START Data for the task

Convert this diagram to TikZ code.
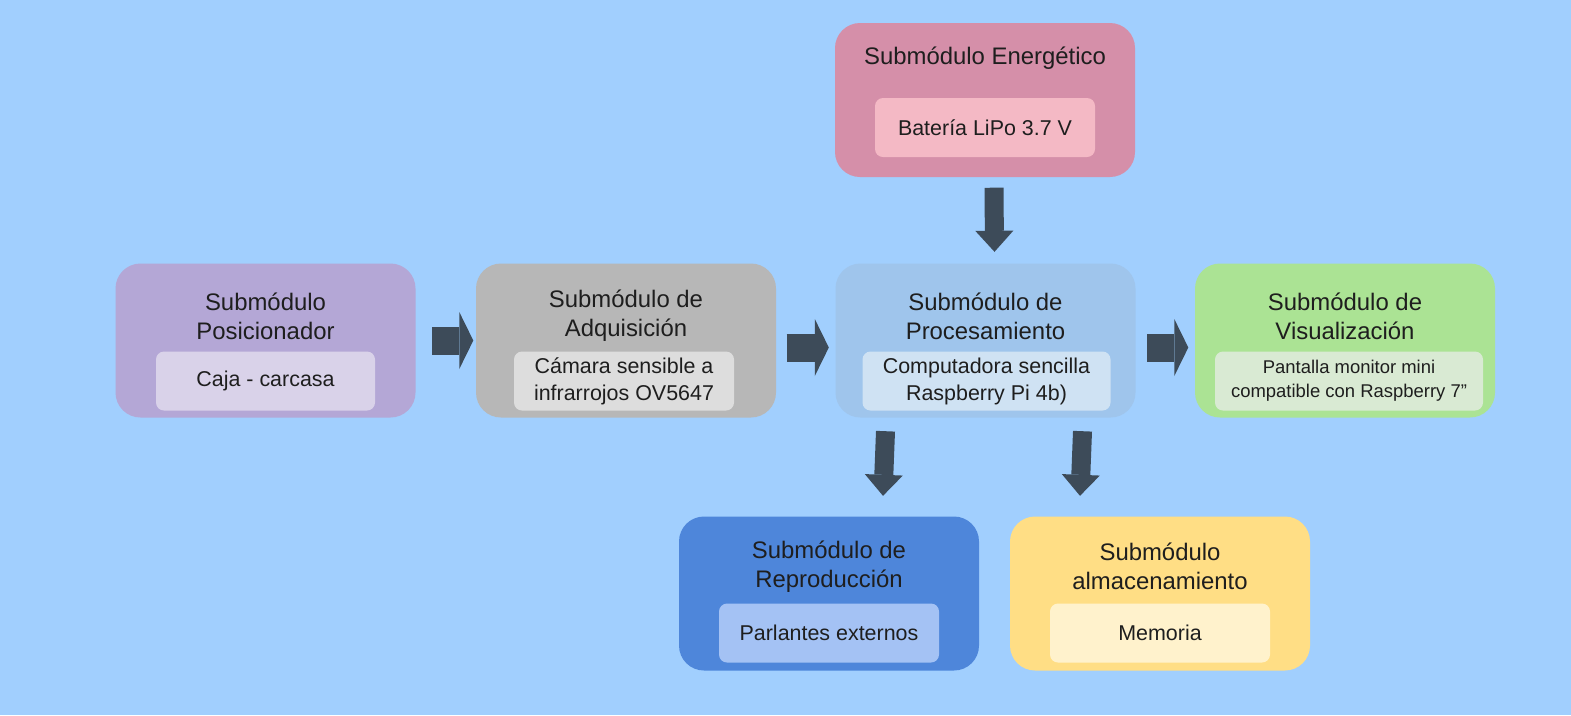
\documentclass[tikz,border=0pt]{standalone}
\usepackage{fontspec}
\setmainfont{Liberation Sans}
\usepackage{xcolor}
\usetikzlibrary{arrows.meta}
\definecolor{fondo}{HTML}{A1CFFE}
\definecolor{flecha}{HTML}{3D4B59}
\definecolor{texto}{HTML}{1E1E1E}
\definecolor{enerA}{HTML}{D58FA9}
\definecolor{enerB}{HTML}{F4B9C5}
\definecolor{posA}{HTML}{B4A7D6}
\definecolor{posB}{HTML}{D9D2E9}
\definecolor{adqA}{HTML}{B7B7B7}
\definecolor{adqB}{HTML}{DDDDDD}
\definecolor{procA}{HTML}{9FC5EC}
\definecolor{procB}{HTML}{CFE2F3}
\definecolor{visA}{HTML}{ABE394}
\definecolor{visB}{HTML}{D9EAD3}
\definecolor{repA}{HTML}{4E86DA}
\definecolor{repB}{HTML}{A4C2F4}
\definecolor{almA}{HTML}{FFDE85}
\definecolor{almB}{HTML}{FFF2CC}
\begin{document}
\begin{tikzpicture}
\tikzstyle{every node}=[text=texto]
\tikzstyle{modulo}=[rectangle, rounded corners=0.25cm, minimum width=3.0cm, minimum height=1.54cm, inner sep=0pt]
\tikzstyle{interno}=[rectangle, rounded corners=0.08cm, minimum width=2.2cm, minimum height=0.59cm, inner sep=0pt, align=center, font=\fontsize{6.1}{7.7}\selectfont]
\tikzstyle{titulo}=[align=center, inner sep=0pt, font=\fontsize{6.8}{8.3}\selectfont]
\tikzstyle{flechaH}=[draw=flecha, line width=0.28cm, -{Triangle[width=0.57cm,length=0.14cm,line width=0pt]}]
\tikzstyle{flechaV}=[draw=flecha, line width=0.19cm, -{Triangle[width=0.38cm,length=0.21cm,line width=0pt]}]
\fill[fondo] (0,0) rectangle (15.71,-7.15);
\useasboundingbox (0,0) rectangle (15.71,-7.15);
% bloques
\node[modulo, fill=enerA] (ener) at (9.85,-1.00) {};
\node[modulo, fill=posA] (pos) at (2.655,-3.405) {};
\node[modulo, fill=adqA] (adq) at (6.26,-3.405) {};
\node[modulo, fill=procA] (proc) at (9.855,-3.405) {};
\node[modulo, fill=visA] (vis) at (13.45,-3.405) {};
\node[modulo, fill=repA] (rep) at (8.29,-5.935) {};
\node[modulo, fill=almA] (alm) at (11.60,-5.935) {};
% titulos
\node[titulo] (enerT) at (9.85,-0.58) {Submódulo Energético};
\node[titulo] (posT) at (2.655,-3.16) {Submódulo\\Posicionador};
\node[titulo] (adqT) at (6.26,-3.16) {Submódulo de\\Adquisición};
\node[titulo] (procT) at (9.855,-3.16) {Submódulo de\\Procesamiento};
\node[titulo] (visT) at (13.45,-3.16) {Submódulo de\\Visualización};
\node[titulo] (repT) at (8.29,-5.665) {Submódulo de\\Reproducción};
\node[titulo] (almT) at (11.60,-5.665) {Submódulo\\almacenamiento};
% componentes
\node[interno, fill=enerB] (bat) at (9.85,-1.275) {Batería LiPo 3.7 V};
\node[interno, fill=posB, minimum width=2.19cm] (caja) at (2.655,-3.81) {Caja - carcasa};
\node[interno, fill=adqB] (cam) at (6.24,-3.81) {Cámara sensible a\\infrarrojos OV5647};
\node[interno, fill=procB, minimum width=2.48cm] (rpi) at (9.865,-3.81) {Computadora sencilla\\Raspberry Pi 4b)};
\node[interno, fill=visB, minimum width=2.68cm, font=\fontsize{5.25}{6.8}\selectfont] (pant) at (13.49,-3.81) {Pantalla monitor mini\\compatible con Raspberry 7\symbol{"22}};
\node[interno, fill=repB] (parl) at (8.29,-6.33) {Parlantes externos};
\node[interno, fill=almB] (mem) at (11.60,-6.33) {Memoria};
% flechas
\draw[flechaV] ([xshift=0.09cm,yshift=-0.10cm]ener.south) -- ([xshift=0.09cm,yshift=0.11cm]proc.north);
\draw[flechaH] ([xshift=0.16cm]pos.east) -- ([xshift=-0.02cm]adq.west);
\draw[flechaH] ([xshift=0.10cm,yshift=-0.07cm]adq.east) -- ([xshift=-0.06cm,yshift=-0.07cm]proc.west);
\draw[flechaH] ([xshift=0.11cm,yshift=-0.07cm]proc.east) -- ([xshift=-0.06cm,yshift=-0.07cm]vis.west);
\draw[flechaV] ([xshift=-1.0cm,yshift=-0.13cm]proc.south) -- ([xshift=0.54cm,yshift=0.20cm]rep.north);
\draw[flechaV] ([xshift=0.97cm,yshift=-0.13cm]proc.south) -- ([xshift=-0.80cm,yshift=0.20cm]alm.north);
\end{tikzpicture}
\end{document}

END Data for the task
START Data for the task

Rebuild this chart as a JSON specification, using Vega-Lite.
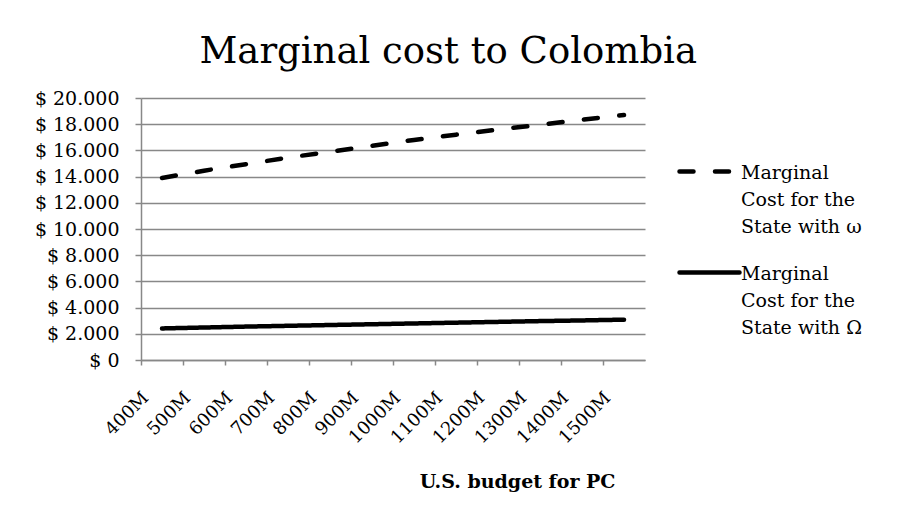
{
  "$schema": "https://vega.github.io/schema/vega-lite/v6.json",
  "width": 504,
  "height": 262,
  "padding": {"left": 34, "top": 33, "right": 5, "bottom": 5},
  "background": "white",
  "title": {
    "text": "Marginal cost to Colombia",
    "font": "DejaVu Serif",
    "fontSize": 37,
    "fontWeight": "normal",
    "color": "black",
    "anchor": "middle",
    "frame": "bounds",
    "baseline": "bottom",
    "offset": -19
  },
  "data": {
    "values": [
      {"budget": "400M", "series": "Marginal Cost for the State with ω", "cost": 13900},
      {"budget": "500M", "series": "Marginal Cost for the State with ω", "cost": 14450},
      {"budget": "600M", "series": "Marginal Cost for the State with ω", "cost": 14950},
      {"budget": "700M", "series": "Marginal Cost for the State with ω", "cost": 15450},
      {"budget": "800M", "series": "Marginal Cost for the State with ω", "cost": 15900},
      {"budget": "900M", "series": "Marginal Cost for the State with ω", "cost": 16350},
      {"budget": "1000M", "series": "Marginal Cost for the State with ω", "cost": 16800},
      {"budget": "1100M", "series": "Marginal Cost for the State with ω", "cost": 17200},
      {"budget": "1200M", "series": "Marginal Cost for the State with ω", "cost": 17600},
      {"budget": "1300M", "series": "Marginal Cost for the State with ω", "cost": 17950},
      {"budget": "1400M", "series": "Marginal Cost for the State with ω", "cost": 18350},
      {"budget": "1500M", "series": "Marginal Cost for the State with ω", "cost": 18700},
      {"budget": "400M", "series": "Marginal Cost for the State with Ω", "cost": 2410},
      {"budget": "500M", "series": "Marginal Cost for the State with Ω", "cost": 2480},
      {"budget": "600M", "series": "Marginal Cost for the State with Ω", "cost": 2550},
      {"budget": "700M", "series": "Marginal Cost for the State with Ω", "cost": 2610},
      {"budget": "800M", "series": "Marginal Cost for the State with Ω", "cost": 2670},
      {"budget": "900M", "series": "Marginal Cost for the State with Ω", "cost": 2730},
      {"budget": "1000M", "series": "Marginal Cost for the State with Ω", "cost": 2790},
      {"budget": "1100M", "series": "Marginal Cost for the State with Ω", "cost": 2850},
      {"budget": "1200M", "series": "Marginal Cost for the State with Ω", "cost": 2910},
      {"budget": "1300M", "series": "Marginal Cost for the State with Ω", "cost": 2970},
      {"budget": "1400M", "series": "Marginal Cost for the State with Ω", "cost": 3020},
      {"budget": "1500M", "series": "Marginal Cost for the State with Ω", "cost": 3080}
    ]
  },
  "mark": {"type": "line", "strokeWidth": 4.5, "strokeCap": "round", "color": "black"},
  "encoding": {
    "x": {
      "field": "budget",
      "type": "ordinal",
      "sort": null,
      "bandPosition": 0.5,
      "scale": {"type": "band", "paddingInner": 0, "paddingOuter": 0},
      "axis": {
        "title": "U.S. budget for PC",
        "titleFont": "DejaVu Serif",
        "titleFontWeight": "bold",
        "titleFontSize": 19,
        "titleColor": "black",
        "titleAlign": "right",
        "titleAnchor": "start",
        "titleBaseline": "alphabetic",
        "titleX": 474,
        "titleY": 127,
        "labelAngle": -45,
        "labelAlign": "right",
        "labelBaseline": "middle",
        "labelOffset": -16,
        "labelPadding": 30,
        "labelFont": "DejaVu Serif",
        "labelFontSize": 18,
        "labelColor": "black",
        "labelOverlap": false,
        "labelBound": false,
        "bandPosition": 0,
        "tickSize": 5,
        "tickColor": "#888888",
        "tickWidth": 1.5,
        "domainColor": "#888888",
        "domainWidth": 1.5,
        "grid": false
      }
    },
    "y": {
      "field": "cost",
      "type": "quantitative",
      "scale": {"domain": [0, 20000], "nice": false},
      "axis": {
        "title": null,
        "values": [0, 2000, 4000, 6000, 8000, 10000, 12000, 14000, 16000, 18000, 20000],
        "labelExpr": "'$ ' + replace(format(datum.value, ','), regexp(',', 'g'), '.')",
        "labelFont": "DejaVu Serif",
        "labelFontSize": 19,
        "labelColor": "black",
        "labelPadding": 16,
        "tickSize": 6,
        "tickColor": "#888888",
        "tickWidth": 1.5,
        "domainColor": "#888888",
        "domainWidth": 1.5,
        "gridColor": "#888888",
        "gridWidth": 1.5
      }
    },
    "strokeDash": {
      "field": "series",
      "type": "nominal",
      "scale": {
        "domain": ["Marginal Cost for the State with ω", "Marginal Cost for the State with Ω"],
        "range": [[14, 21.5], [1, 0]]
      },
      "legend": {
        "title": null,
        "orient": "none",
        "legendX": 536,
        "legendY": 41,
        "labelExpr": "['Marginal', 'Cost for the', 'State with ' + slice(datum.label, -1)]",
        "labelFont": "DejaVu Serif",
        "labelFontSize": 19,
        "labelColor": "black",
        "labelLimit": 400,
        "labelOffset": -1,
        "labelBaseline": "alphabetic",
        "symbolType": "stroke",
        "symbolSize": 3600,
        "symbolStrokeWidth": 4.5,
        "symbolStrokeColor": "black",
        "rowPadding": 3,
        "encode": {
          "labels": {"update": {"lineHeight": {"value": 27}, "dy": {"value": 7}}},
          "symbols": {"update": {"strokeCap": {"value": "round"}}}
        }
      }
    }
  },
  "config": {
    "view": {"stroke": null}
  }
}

END Data for the task

Identify the lines of the entries containing the string "this". Copy each such line.

→ **Result**:
Convert this diagram to TikZ code.
Rebuild this chart as a JSON specification, using Vega-Lite.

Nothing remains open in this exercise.